Tanque circulando em Brasília durante a ditadura militar - Arquivo Nacional
Ditadura Militar

Arquivos mostram que ditadura brasileira temeu denúncia por genocídio de indígenas

Governo brasileiro participou de conferência da ONU, em 1968, preparado para se defender de acusações, detalham pesquisadores

Fabio Previdelli Publicado em 24/10/2024, às 12h30

Em 1968, a Organização das Nações Unidas realizou a Primeira Conferência Internacional sobre os Direitos Humanos, sediada na cidade iraniana de Teerã, marcando as comemorações das duas décadas da aprovação da Declaração Universal dos Direitos Humanos. 

O Brasil, que naquela época vivia o auge da ditadura militar, iniciada após o Golpe de 64, foi liderado pelo embaixador Cyro Freitas Valle

Segundo os pesquisadores João Roriz e Renata Nagamine, da Universidade Federal de Goiás (UFG) e da Universidade de São Paulo (USP), o governo brasileiro estava preparado para enfrentar uma crise diplomática relacionada a possíveis denúncias internacionais de genocídio contra povos indígenas. No entanto, a pauta acabou não sendo abordada na agenda da reunião. 

Conforme repercutido pelo colunista Jamil Chade, do UOL, o Itamaraty já estava munido com estratégias para blindar o governo, apesar das preocupações apresentadas pelos generais, revelam os documentos da época. 
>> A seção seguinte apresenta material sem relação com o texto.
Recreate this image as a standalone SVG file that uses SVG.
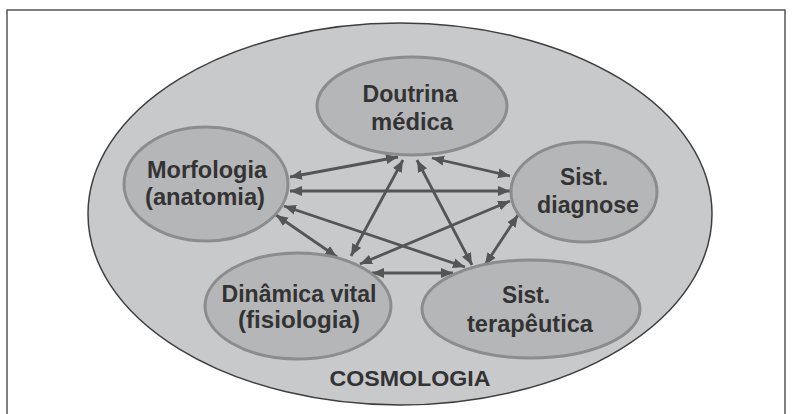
<svg xmlns="http://www.w3.org/2000/svg" width="792" height="414" viewBox="0 0 792 414">
<defs>
<marker id="ah" markerUnits="userSpaceOnUse" markerWidth="13" markerHeight="11" refX="12" refY="5" orient="auto-start-reverse" viewBox="0 0 13 10">
<path d="M0,0 L12,5 L0,10 z" fill="#555"/>
</marker>
<style>
.node ellipse{fill:#b5b6b8;stroke:#8c8c8c;stroke-width:3}
.lbl{font-family:"Liberation Sans",Arial,sans-serif;font-weight:bold;font-size:24.5px;fill:#333;text-anchor:middle}
#connectors line{stroke:#555;stroke-width:2.8;marker-start:url(#ah);marker-end:url(#ah)}
</style>
</defs>
<rect x="7" y="10" width="778" height="420" fill="#fff" stroke="#555" stroke-width="1.5"/>
<g id="cosmologia">
<ellipse cx="400" cy="214" rx="312" ry="191" fill="#c8c9cb" stroke="#3f3f3f" stroke-width="1.5"/>
<text x="410" y="386" class="lbl" style="font-size:21.5px" textLength="161" lengthAdjust="spacingAndGlyphs">COSMOLOGIA</text>
</g>
<g id="connectors">
<line x1="290" y1="177" x2="398" y2="157"/>
<line x1="290" y1="191" x2="510" y2="191"/>
<line x1="432" y1="158" x2="510" y2="176"/>
<line x1="403" y1="160" x2="351" y2="256"/>
<line x1="417" y1="160" x2="472" y2="265"/>
<line x1="276" y1="215" x2="337" y2="257"/>
<line x1="284" y1="206" x2="465" y2="267"/>
<line x1="510" y1="201" x2="360" y2="264"/>
<line x1="518" y1="215" x2="485" y2="265"/>
<line x1="372" y1="273" x2="453" y2="273"/>
</g>
<g id="doutrina" class="node">
<ellipse cx="412" cy="106" rx="95" ry="49"/>
<text class="lbl" x="410" y="102" textLength="95" lengthAdjust="spacingAndGlyphs">Doutrina</text>
<text class="lbl" x="412" y="130" textLength="82" lengthAdjust="spacingAndGlyphs">médica</text>
</g>
<g id="morfologia" class="node">
<ellipse cx="206" cy="184" rx="82" ry="57"/>
<text class="lbl" x="207" y="178" textLength="120" lengthAdjust="spacingAndGlyphs">Morfologia</text>
<text class="lbl" x="205" y="205" textLength="120" lengthAdjust="spacingAndGlyphs">(anatomia)</text>
</g>
<g id="diagnose" class="node">
<ellipse cx="584" cy="192" rx="73" ry="50"/>
<text class="lbl" x="584" y="185" textLength="48" lengthAdjust="spacingAndGlyphs">Sist.</text>
<text class="lbl" x="588" y="213" textLength="102" lengthAdjust="spacingAndGlyphs">diagnose</text>
</g>
<g id="dinamica" class="node">
<ellipse cx="298" cy="306" rx="93" ry="53"/>
<text class="lbl" x="299" y="302" textLength="155" lengthAdjust="spacingAndGlyphs">Dinâmica vital</text>
<text class="lbl" x="299" y="328" textLength="122" lengthAdjust="spacingAndGlyphs">(fisiologia)</text>
</g>
<g id="terapeutica" class="node">
<ellipse cx="531" cy="309" rx="109" ry="49"/>
<text class="lbl" x="526" y="303" textLength="48" lengthAdjust="spacingAndGlyphs">Sist.</text>
<text class="lbl" x="530" y="332" textLength="126" lengthAdjust="spacingAndGlyphs">terapêutica</text>
</g>
</svg>
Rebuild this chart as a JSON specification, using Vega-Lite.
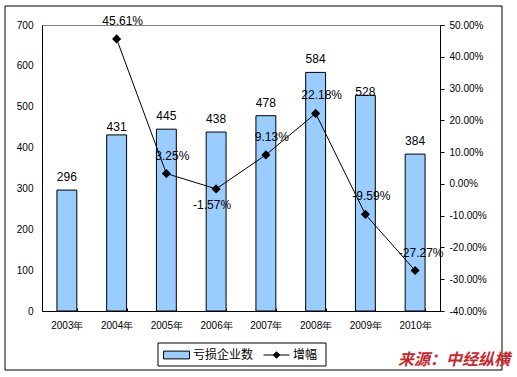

De acordo com o estudo, no fim da década de 1960, acusações contra o governo brasileiro já estampam manchetes de veículos nacionais e internacionais. "A ditadura militar começou a se sentir cada vez mais inquieta", apontam os pesquisadores. 

Afinal, no ano anterior, um relatório apontava que o órgão estatal Serviço de Proteção ao Índio estava envolvido em violações sistêmicas e generalizadas dos direitos de povos indígenas. Quando a palavra "genocídio" passou a ser usada pelos jornais, o governo autoritário brasileiro se sentiu constrangido. 

Estratégia de defesa

Para tentar justificar suas tomadas de decisões, as autoridades do país estavam preparadas para argumentar que as ações tomadas tinham um viés de "civilizar" a população indígena, rechaçando a possibilidade de genocídio. 

"Por trás dos argumentos legais da ditadura brasileira estava a ideia de 'democracia racial' entre as três raças no Brasil, os brancos, os negros e os indígenas", dizem os pesquisadores, conforme repercute Chade

Ela pressupõe que a sociedade brasileira vivia em uma harmonia quase paradisíaca, e que a cooperação no trabalho era essencial para o desenvolvimento do país".

Além disso, as autoridades brasileiras estavam preparadas para argumentar que o assunto não deveria fazer parte da agenda da ONU. "Sabe-se que as Nações Unidas não têm autoridade para lidar com queixas materiais relativas a violação de direitos humanos", dizia o documento preparatório da delegação brasileira.

Entretanto, como a pauta não foi debatida, os pesquisadores apontam que a delegação brasileira optou por permanecer em silêncio durante as audiências. "A delegação se comportou de forma muito discreta".

"Surpreendentemente, não há evidências de que tenha participado de qualquer discussão. Em todos os registros, não se encontra uma única observação feita pelo corpo diplomático brasileiro na transcrição de 176 páginas da primeira à décima terceira reunião ou na transcrição de 161 páginas da décima quarta à vigésima sétima reunião", apontam. 

Desta forma, os pesquisadores dizem que o governo brasileiro saiu da conferência sem arranhões, visto que os temas debatidos foram outros, como Israel, o apartheid e a luta anticolonial. 

Além disso, apontam que como grande parte dos participantes não representava regimes democráticos, o fato "pode ter permitido que o regime brasileiro se tornasse parte da coletividade autoritária".